Camp YavnehCamp Yavneh
June 11, 2020

Torah Minute with Rav Yaakov – Beha’alotcha – 5780

Author - Yaakov Komisar

Illuminating Places We Cannot Reach

:בְּהַֽעֲלֹֽתְךָ֙ אֶת־הַנֵּרֹ֔ת אֶל־מוּל֙ פְּנֵ֣י הַמְּנוֹרָ֔ה יָאִ֖ירוּ שִׁבְעַ֥ת הַנֵּרֽוֹת

“When you light the lamps, the seven lamps shall cast their light toward the face of the menorah.”

At the very beginning of this week’s parsha we hear God instruct Aharon, the Kohen Gadol (high priest), regarding lighting the menorah in the Mishkan: “Speak to Aharon and say to him: “Beha’alotcha et ha’nerot — When you light the lamps — the seven lamps shall cast their light toward the face of the menorah.”

Ultimately, this menorah would reside in the Beit Hamikdash, specifically, in the outer chamber of the heichal, the sanctuary. It would be filled with oil each morning, it would be lit each afternoon, and it would burn each night, symbolizing the Divine Light which spread from the Temple to the rest of the world.

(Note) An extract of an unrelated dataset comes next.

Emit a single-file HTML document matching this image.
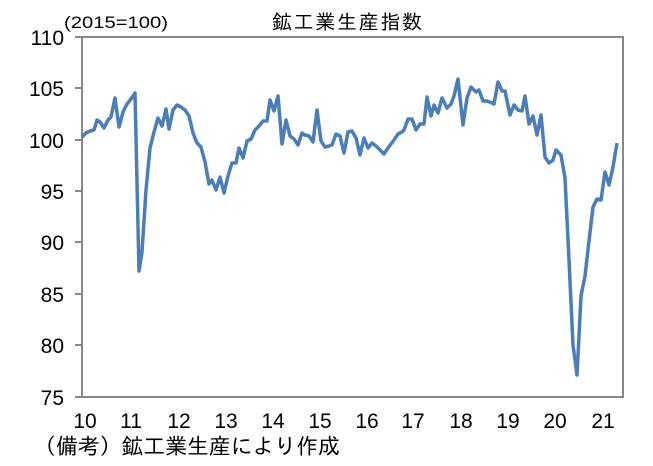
<!DOCTYPE html>
<html><head><meta charset="utf-8"><style>
body{margin:0;background:#fff;}
svg text{font-family:"Liberation Sans","IPAGothic","Noto Sans CJK JP",sans-serif;fill:#000;}
</style></head><body>
<svg width="653" height="461" xmlns="http://www.w3.org/2000/svg">
<rect x="0" y="0" width="653" height="461" fill="#fff"/>
<rect x="82" y="37" width="541" height="360" fill="none" stroke="#888" stroke-width="2"/>
<g stroke="#888" stroke-width="2">
<line x1="75" y1="37" x2="82" y2="37"/><line x1="75" y1="88" x2="82" y2="88"/>
<line x1="75" y1="140" x2="82" y2="140"/><line x1="75" y1="191" x2="82" y2="191"/>
<line x1="75" y1="242" x2="82" y2="242"/><line x1="75" y1="294" x2="82" y2="294"/>
<line x1="75" y1="345" x2="82" y2="345"/><line x1="75" y1="397" x2="82" y2="397"/>
</g>
<g font-size="21" text-anchor="end">
<text x="64" y="45">110</text><text x="64" y="96">105</text><text x="64" y="148">100</text>
<text x="64" y="199">95</text><text x="64" y="250">90</text><text x="64" y="302">85</text>
<text x="64" y="353">80</text><text x="64" y="405">75</text>
</g>
<g font-size="21" text-anchor="middle">
<text x="85" y="428">10</text><text x="131" y="428">11</text><text x="179" y="428">12</text>
<text x="226" y="428">13</text><text x="273" y="428">14</text><text x="320" y="428">15</text>
<text x="367" y="428">16</text><text x="413" y="428">17</text><text x="461" y="428">18</text>
<text x="508" y="428">19</text><text x="555" y="428">20</text><text x="603" y="428">21</text>
</g>
<text x="64" y="28" font-size="17" textLength="104" lengthAdjust="spacingAndGlyphs">(2015=100)</text>
<text x="272" y="29" font-size="20" textLength="150" style="font-family:'IPAGothic',sans-serif">鉱工業生産指数</text>
<text x="34" y="454" font-size="22" textLength="306" style="font-family:'IPAGothic',sans-serif">（備考）鉱工業生産により作成</text>
<polyline fill="none" stroke="#4a7ebb" stroke-width="3.5" stroke-linejoin="round" points="82,137 86,133 90,131 94,130 97,120 100,122 104,128 108,120 111,117 115,98 119,127 123,112 127,104 131,99 135,93 139,271 142,252 146,190 150,148 154,132 158,118 162,126 166,109 169,129 173,110 177,105 181,107 185,110 189,116 193,133 197,143 201,147 205,162 209,184 212,180 216,190 220,177 224,193 228,176 232,163 236,163 239,148 243,158 247,141 251,139 255,130 259,126 263,121 267,121 270,100 274,111 278,96 282,144 286,120 290,136 294,139 298,145 302,133 305,135 309,136 313,142 317,110 321,141 325,147 329,146 332,145 336,134 340,136 344,153 348,132 352,131 356,138 360,155 364,138 368,148 372,143 376,146 380,150 384,154 388,148 394,140 398,134 402,132 404,130 408,119 412,119 416,130 420,124 424,124 427,97 431,116 434,105 438,113 442,98 447,108 451,104 454,96 458,79 463,125 467,98 471,87 476,92 479,90 483,101 487,101 492,103 494,104 498,82 502,91 505,91 510,115 514,105 518,110 522,111 525,96 529,124 533,116 537,135 541,115 545,157 549,163 553,160 556,150 561,155 565,178 569,260 573,345 577,375 581,296 585,276 589,241 593,207 597,199 601,200 605,172 609,185 613,167 617,143"/>
</svg>
</body></html>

While in our parsha it is Aharon, the Kohen Gadol, who is commanded to light the menorah, ultimately it did not have to be a kohen who lit the menorah in the Beit HaMikdash. According to Jewish law any person could perform this mitzvah. However, the heichal, where the menorah stood, was only accessible to the kohanim.

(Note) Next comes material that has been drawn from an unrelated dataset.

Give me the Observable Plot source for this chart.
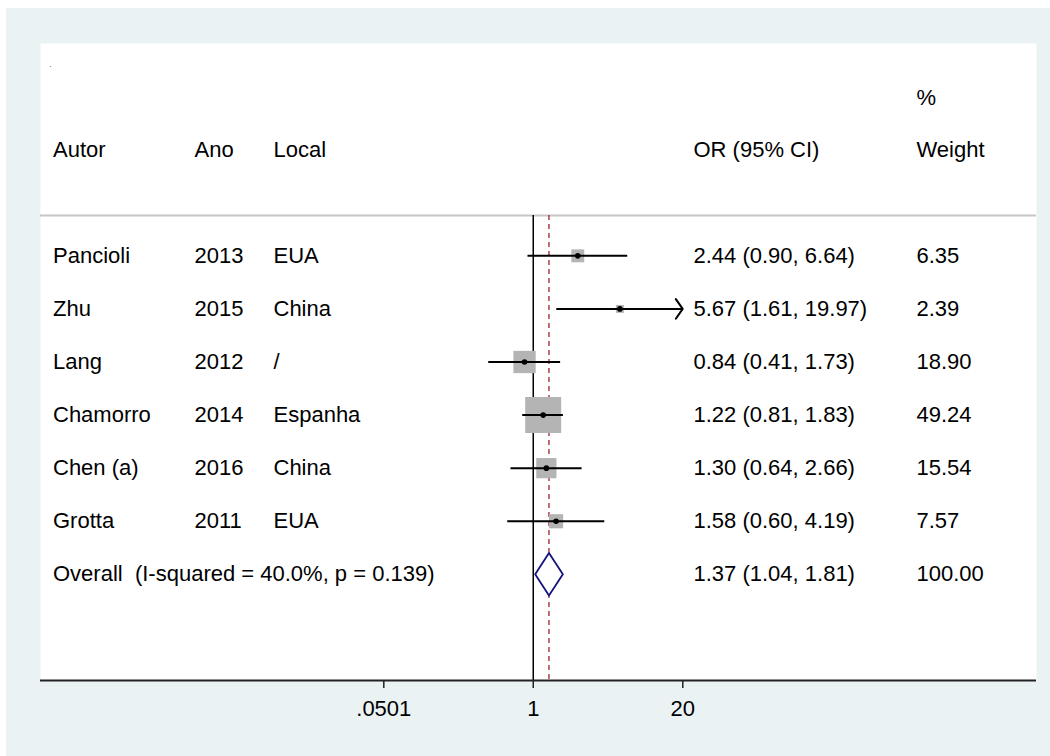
<!DOCTYPE html>
<html>
<head>
<meta charset="utf-8">
<script src="https://cdn.jsdelivr.net/npm/d3@7"></script>
<script src="https://cdn.jsdelivr.net/npm/@observablehq/plot@0.6"></script>
<style>
  html, body { margin: 0; padding: 0; background: #ffffff; }
  #wrap { position: relative; width: 1050px; height: 756px; overflow: hidden; }
  #bg { position: absolute; left: 6px; top: 8px; right: 0; bottom: 0; background: #eaf2f3; }
  #chart { position: absolute; left: 0; top: 0; }
</style>
</head>
<body>
<div id="wrap"><div id="bg"></div><div id="chart"></div></div>
<script>
// ---- data ----
const authors = ["Pancioli", "Zhu", "Lang", "Chamorro", "Chen (a)", "Grotta"];
const years   = ["2013", "2015", "2012", "2014", "2016", "2011"];
const places  = ["EUA", "China", "/", "Espanha", "China", "EUA"];
const orEst   = [2.44, 5.67, 0.84, 1.22, 1.30, 1.58];
const ciLow   = [0.90, 1.61, 0.41, 0.81, 0.64, 0.60];
const ciHigh  = [6.64, 19.97, 1.73, 1.83, 2.66, 4.19];
const weights = [6.35, 2.39, 18.90, 49.24, 15.54, 7.57];

const overallLabel = "Overall\u00a0 (I-squared = 40.0%, p = 0.139)";
const overallEst = 1.37, overallLow = 1.04, overallHigh = 1.81;
const overallWeight = "100.00";

const headerCols = ["Autor", "Ano", "Local", "OR (95% CI)", "Weight"];
const headerTop = ["%"];

const xTickValues = [0.0501, 1, 20];
const xTickLabels = [".0501", "1", "20"];

// ---- derived tables ----
const fmt = v => v.toFixed(2);
const rows = authors.map((a, i) => ({
  row: i + 1,
  author: a, year: years[i], place: places[i],
  est: orEst[i], lo: ciLow[i], hi: ciHigh[i], w: weights[i],
  orText: `${fmt(orEst[i])} (${fmt(ciLow[i])}, ${fmt(ciHigh[i])})`,
  wText: fmt(weights[i])
}));
const overallRow = rows.length + 1;
const xMax = xTickValues[xTickValues.length - 1];
const clipped = rows.filter(d => d.hi >= xMax * 0.99);
const unclipped = rows.filter(d => d.hi < xMax * 0.99);
const diamond = [
  {x: overallLow, y: overallRow},
  {x: overallEst, y: overallRow - 0.4},
  {x: overallHigh, y: overallRow},
  {x: overallEst, y: overallRow + 0.4},
  {x: overallLow, y: overallRow}
];
const ticks = xTickValues.map((v, i) => ({v, label: xTickLabels[i]}));

const FS = 22;
const font = "'Liberation Sans', Arial, Helvetica, sans-serif";
const colDx = [12.5, 154, 233, 653, 876];
const headerY = -1, topY = -1.97, sepY = 0.24, axisY = 9;

const txt = (data, opts) => Plot.text(data, {frameAnchor: "left", textAnchor: "start", fontSize: FS, fill: "#000", ...opts});

const chart = Plot.plot({
  width: 1050,
  height: 756,
  marginLeft: 40,
  marginRight: 14,
  marginTop: 43,
  marginBottom: 76,
  style: {background: "transparent", fontFamily: font},
  x: {type: "log", domain: [xTickValues[0], xMax], range: [383.3, 682.3], axis: null},
  y: {domain: [-3, axisY], reverse: true, axis: null},
  r: {type: "sqrt", domain: [0, d3.max(weights)], range: [0, 20.3]},
  marks: [
    Plot.frame({fill: "white", stroke: "none"}),
    Plot.ruleY([sepY], {stroke: "#c6c6c6", strokeWidth: 2}),
    // headers
    txt(["."], {y: -2.6, dx: 9, fontSize: 7, text: d => d}),
    txt(headerTop, {y: topY, dx: colDx[4], text: d => d}),
    ...headerCols.map((h, j) => txt([h], {y: headerY, dx: colDx[j], text: d => d})),
    // reference lines
    Plot.ruleX([1], {y1: sepY, y2: axisY, stroke: "#000", strokeWidth: 1.5}),
    Plot.ruleX([overallEst], {y1: sepY, y2: axisY, stroke: "#a8323e", strokeWidth: 1.4, strokeDasharray: "5,4"}),
    // boxes
    Plot.dot(rows, {x: "est", y: "row", r: "w", symbol: "square", fill: "#b4b4b4", stroke: "none"}),
    // CIs
    Plot.ruleY(unclipped, {x1: "lo", x2: "hi", y: "row", stroke: "#000", strokeWidth: 2}),
    Plot.arrow(clipped, {x1: "lo", x2: "hi", y1: "row", y2: "row", stroke: "#000", strokeWidth: 2, headAngle: 110, headLength: 9}),
    Plot.dot(rows, {x: "est", y: "row", r: 2.8, fill: "#000", stroke: "none"}),
    // overall diamond
    Plot.line(diamond, {x: "x", y: "y", stroke: "#14147d", strokeWidth: 1.8, fill: "white"}),
    // table text
    txt(rows, {y: "row", dx: colDx[0], text: "author"}),
    txt(rows, {y: "row", dx: colDx[1], text: "year"}),
    txt(rows, {y: "row", dx: colDx[2], text: "place"}),
    txt(rows, {y: "row", dx: colDx[3], text: "orText"}),
    txt(rows, {y: "row", dx: colDx[4], text: "wText"}),
    txt([overallLabel], {y: overallRow, dx: colDx[0], text: d => d}),
    txt([`${fmt(overallEst)} (${fmt(overallLow)}, ${fmt(overallHigh)})`], {y: overallRow, dx: colDx[3], text: d => d}),
    txt([overallWeight], {y: overallRow, dx: colDx[4], text: d => d}),
    // axis
    Plot.ruleY([axisY], {stroke: "#222", strokeWidth: 2}),
    Plot.ruleX(ticks, {x: "v", y1: axisY, y2: axisY + 8 / 53.08, stroke: "#222", strokeWidth: 1.5}),
    Plot.text(ticks, {x: "v", y: axisY, dy: 28, text: "label", fontSize: FS, fill: "#000"})
  ]
});
document.getElementById("chart").appendChild(chart);
</script>
</body>
</html>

How are we to understand this paradox? According to halacha, a non-kohen was technically allowed to light the menorah, but that same non-kohen was not allowed into the area of the Beit HaMikdash where the menorah stood. Quite the paradox!

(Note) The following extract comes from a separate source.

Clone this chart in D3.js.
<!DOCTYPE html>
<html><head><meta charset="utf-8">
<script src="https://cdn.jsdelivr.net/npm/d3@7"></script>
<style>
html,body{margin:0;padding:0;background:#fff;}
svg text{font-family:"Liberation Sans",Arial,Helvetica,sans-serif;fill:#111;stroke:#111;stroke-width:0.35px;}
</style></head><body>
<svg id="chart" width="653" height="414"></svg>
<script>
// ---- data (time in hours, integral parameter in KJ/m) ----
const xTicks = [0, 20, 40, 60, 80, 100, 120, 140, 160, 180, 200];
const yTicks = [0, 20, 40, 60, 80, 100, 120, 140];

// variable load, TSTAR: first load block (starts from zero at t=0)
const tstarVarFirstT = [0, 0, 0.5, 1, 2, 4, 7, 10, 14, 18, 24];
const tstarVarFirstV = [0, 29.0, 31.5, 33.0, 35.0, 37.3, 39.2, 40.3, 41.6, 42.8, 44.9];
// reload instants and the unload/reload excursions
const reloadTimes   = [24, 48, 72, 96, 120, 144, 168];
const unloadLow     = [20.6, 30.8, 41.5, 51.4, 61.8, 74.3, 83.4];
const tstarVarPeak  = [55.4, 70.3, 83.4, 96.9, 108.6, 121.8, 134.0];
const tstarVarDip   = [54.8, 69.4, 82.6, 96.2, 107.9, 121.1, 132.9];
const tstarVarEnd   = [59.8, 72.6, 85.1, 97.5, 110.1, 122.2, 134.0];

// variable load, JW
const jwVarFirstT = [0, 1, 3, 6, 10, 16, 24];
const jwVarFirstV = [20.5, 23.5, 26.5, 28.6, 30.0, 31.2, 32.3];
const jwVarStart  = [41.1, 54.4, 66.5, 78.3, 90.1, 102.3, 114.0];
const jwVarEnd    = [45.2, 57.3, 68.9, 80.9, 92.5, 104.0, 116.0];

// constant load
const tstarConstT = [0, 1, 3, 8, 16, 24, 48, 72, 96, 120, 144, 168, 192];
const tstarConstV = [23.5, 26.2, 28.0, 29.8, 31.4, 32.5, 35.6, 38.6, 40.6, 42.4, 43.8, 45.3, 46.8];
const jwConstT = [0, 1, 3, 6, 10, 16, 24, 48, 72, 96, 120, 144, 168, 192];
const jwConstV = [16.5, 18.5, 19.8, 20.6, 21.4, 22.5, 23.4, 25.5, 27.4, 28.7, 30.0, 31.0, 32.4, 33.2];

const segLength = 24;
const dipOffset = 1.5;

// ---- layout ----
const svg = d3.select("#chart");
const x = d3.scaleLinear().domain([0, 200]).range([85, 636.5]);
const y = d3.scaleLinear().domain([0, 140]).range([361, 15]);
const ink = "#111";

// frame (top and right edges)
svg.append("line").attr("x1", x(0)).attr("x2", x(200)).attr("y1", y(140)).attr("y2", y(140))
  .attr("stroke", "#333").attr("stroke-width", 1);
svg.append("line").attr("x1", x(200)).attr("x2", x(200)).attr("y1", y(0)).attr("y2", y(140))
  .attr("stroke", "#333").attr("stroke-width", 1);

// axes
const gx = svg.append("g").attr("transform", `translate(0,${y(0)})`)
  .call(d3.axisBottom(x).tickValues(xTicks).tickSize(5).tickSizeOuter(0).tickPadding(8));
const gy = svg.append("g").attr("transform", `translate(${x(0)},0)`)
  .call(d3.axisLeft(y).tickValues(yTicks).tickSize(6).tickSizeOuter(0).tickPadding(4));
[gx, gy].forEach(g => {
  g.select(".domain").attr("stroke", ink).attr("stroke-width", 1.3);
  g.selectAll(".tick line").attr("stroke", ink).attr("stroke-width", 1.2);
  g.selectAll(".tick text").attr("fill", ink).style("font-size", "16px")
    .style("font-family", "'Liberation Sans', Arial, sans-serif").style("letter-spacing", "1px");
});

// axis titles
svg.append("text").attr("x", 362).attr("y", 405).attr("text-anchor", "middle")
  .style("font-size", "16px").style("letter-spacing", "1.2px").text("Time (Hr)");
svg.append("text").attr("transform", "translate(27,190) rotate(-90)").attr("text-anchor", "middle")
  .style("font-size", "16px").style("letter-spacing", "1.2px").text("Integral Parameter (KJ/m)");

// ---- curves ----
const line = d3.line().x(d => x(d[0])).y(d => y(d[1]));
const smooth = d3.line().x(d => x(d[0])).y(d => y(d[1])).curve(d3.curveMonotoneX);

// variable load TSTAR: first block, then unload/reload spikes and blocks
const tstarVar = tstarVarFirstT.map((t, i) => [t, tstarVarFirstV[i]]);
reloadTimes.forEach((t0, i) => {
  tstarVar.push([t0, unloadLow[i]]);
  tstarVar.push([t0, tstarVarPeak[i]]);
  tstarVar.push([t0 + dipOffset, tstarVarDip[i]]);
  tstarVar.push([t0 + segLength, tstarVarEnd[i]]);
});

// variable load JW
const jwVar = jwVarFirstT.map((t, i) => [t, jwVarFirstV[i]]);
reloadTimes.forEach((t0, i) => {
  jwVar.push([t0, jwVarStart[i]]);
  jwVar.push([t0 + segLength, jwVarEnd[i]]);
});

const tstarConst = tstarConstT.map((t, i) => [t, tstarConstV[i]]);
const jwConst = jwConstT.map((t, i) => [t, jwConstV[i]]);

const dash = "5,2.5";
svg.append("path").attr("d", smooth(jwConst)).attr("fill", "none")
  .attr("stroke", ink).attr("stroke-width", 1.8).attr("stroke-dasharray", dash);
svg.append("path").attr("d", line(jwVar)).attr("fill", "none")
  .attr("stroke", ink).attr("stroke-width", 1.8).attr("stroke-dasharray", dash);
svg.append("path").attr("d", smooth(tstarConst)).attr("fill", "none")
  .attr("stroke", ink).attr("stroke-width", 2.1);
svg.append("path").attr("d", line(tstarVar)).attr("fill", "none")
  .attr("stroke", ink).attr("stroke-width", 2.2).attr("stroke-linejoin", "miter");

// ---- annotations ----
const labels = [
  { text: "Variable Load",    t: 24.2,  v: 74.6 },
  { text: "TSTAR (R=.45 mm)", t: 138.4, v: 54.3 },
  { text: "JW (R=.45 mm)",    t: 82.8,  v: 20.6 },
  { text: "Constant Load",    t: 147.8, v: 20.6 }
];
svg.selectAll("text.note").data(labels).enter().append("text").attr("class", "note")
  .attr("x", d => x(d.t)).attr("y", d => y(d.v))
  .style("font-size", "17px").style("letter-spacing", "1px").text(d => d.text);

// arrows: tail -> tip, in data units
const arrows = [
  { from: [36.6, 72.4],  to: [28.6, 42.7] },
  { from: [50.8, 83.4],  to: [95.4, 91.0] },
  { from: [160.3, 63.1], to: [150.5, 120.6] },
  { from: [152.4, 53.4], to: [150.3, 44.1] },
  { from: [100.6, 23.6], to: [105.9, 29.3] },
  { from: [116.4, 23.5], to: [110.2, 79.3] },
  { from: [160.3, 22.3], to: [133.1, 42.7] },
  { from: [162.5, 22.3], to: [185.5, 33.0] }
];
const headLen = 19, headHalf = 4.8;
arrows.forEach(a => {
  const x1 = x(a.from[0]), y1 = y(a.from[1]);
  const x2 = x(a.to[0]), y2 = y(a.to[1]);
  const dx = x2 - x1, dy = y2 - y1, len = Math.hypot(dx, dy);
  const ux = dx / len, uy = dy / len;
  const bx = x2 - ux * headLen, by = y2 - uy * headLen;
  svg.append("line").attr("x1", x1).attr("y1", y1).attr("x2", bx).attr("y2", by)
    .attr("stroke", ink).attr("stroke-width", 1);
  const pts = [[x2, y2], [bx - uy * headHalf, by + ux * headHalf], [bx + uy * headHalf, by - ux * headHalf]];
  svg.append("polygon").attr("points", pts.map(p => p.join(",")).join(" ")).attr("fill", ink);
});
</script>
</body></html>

The answer lies in how we light the menorah. Perhaps a kohen could light the menorah with a normal torch. They could walk right into the heichal, step right up to the menorah, and apply the torch, illuminating the world with its spiritual light.

But for the non-kohen, a longer torch is required. Chassidic thought explains that this longer torch is actually the primary lesson in this paradox. 

The lesson of this longer torch is that each of us should aspire to spiritual levels that are beyond our current reach. Of course we shouldn’t delude ourselves. We are not all kohanim, after all, and we are not all allowed into the heichal! But at the same time, we should never stop striving to elevate ourselves spiritually. Even the heichal can be illuminated by anyone who strives to use the longest torch they are able to grasp. Even when we cannot enter the heichal we can still influence it, act upon it, illuminate it.

The lamplighter is a key figure in Judaism – the person who spreads light, knowing that it does not belong to them, while also knowing that sharing the light from their torch does nothing to diminish the light from their own torch. Parshat Beha’alotchah offers the additional lesson that we can spread light even to places that we ourselves cannot reach.

Questions for the Shabbat Table:

  1. What is a way that you have striven to spread light to places that you cannot reach? What is special or unique about the light that you spread as a lamplighter, and how have you gone out of your comfort zone to spread that light?
  2. What is a way that from this Shabbat to next Shabbat, you can attempt to stretch yourself spiritually?